Private equity delivered a 13.9% return on a one-year basis, trailing only the public equity portfolio, which recorded 19.6%. The total fund return was 11.2%. However, private equity is CalPERS' best-performing asset class on a five-year and a 10-year basis, generating 9.3% and 10.6%, respectively.

Consolidation is a common theme across most US pension fund portfolios and CalPERS is no exception. Between 2005 and 2015, the number of GP relationships fell from 275 to 102, and the pension system has previously said it expects to have $30 billion in the asset class deployed with just 30 managers by 2020. This target was set prior to the decision to establish CalPERS Direct.

The motivation is to reduce costs and get more value for the large commitments being made to managers. Teacher Retirement System of Texas' response has been to create partnerships with a handful of GPs that cover multiple asset classes, but the CalPERS Direct model is closer to that pursued by sovereign wealth funds and the leading Canadian pension plans. They prioritize co-investment and increasingly participate individually in late-stage rounds for technology start-ups.

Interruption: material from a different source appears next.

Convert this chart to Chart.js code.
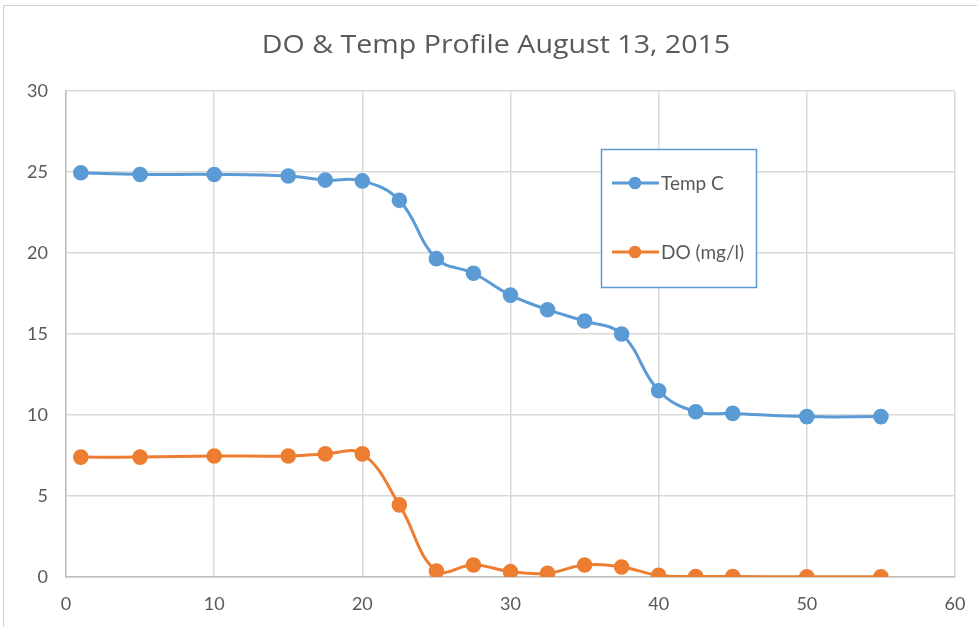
<!DOCTYPE html>
<html>
<head>
<meta charset="utf-8">
<script src="https://cdn.jsdelivr.net/npm/chart.js@4/dist/chart.umd.min.js"></script>
<style>
  html, body { margin: 0; padding: 0; background: #fff; }
  #wrap { width: 977px; height: 627px; position: relative; }
</style>
</head>
<body>
<div id="wrap"><canvas id="c" width="977" height="627"></canvas></div>
<script>
// depth (x) and readings
const depth = [1, 5, 10, 15, 17.5, 20, 22.5, 25, 27.5, 30, 32.5, 35, 37.5, 40, 42.5, 45, 50, 55];
const tempC = [24.95, 24.85, 24.85, 24.75, 24.5, 24.45, 23.25, 19.65, 18.75, 17.4, 16.5, 15.8, 15.0, 11.5, 10.2, 10.1, 9.9, 9.9];
const doMgl = [7.4, 7.4, 7.47, 7.47, 7.6, 7.6, 4.45, 0.37, 0.74, 0.33, 0.23, 0.74, 0.62, 0.1, 0.03, 0.03, 0.01, 0.01];
const xTicks = [0, 10, 20, 30, 40, 50, 60];
const yTicks = [0, 5, 10, 15, 20, 25, 30];
const titleText = 'DO & Temp Profile August 13, 2015';

const FONT = 'Lato, "Open Sans", sans-serif';
const GREY = '#595959';

function pts(ys) {
  return depth.map((x, i) => ({ x: x, y: ys[i] }));
}

// frame, title (a bit wide, like the original) and the boxed legend
const decor = {
  id: 'decor',
  beforeDraw(chart) {
    const ctx = chart.ctx;
    ctx.save();
    ctx.strokeStyle = '#d0d0d0';
    ctx.lineWidth = 1;
    ctx.strokeRect(3.5, 5.5, 990, 640);
    ctx.restore();
  },
  afterDraw(chart) {
    const ctx = chart.ctx;
    ctx.save();
    ctx.fillStyle = GREY;
    ctx.font = '26px "Open Sans", Lato, sans-serif';
    ctx.textAlign = 'center';
    ctx.textBaseline = 'alphabetic';
    ctx.translate(496, 53);
    ctx.scale(1.1, 1);
    ctx.fillText(titleText, 0, 0);
    ctx.restore();

    ctx.save();
    ctx.fillStyle = '#fff';
    ctx.fillRect(601, 149, 156, 139);
    ctx.strokeStyle = '#5b9bd5';
    ctx.lineWidth = 1.5;
    ctx.strokeRect(601.5, 149.5, 155, 138);
    const rows = [183, 252];
    chart.data.datasets.forEach((ds, i) => {
      const y = rows[i];
      ctx.strokeStyle = ds.borderColor;
      ctx.lineWidth = 3;
      ctx.beginPath();
      ctx.moveTo(612, y);
      ctx.lineTo(659, y);
      ctx.stroke();
      ctx.fillStyle = ds.backgroundColor;
      ctx.beginPath();
      ctx.arc(635, y, 6.3, 0, Math.PI * 2);
      ctx.fill();
      ctx.fillStyle = GREY;
      ctx.font = '19px ' + FONT;
      ctx.textBaseline = 'middle';
      ctx.textAlign = 'left';
      ctx.fillText(ds.label, 661, y + 1);
    });
    ctx.restore();
  }
};

new Chart(document.getElementById('c'), {
  type: 'scatter',
  data: {
    datasets: [
      { label: 'Temp C', data: pts(tempC), showLine: true, borderColor: '#5b9bd5', backgroundColor: '#5b9bd5',
        borderWidth: 3, pointRadius: 6.3, pointHoverRadius: 6.3, tension: 0.4 },
      { label: 'DO (mg/l)', data: pts(doMgl), showLine: true, borderColor: '#ed7d31', backgroundColor: '#ed7d31',
        borderWidth: 3, pointRadius: 6.3, pointHoverRadius: 6.3, tension: 0.4 }
    ]
  },
  options: {
    responsive: false,
    animation: false,
    devicePixelRatio: 1,
    layout: { padding: { left: 0, right: 22, top: 91, bottom: 0 } },
    plugins: {
      legend: { display: false },
      tooltip: { enabled: false },
      title: { display: false }
    },
    scales: {
      x: {
        type: 'linear', min: 0, max: 60,
        afterBuildTicks: s => { s.ticks = xTicks.map(v => ({ value: v })); },
        afterFit: s => { s.height = 50; s.paddingLeft = 0; s.paddingRight = 0; },
        grid: { color: '#d9d9d9', lineWidth: 1.5, drawTicks: false },
        border: { color: '#bfbfbf', width: 1.5 },
        ticks: { color: GREY, font: { family: FONT, size: 18 }, padding: 16 }
      },
      y: {
        min: 0, max: 30,
        afterBuildTicks: s => { s.ticks = yTicks.map(v => ({ value: v })); },
        afterFit: s => { s.width = 66; s.paddingTop = 0; s.paddingBottom = 0; },
        grid: { color: '#d9d9d9', lineWidth: 1.5, drawTicks: false },
        border: { color: '#bfbfbf', width: 1.5 },
        ticks: { color: GREY, font: { family: FONT, size: 18 }, padding: 18 }
      }
    }
  },
  plugins: [decor]
});
</script>
</body>
</html>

A wider variety of LPs have begun to try and absorb elements of this approach – in Asia, for example, Japan Post Bank and Japan Post Insurance this year established a joint unit that will make direct PE investments, mostly in partnership with GPs – although recruiting investment talent remains a challenge. CalPERS said it would begin discussions with industry professionals about the makeup of the independent advisory boards and management teams for CalPERS Direct.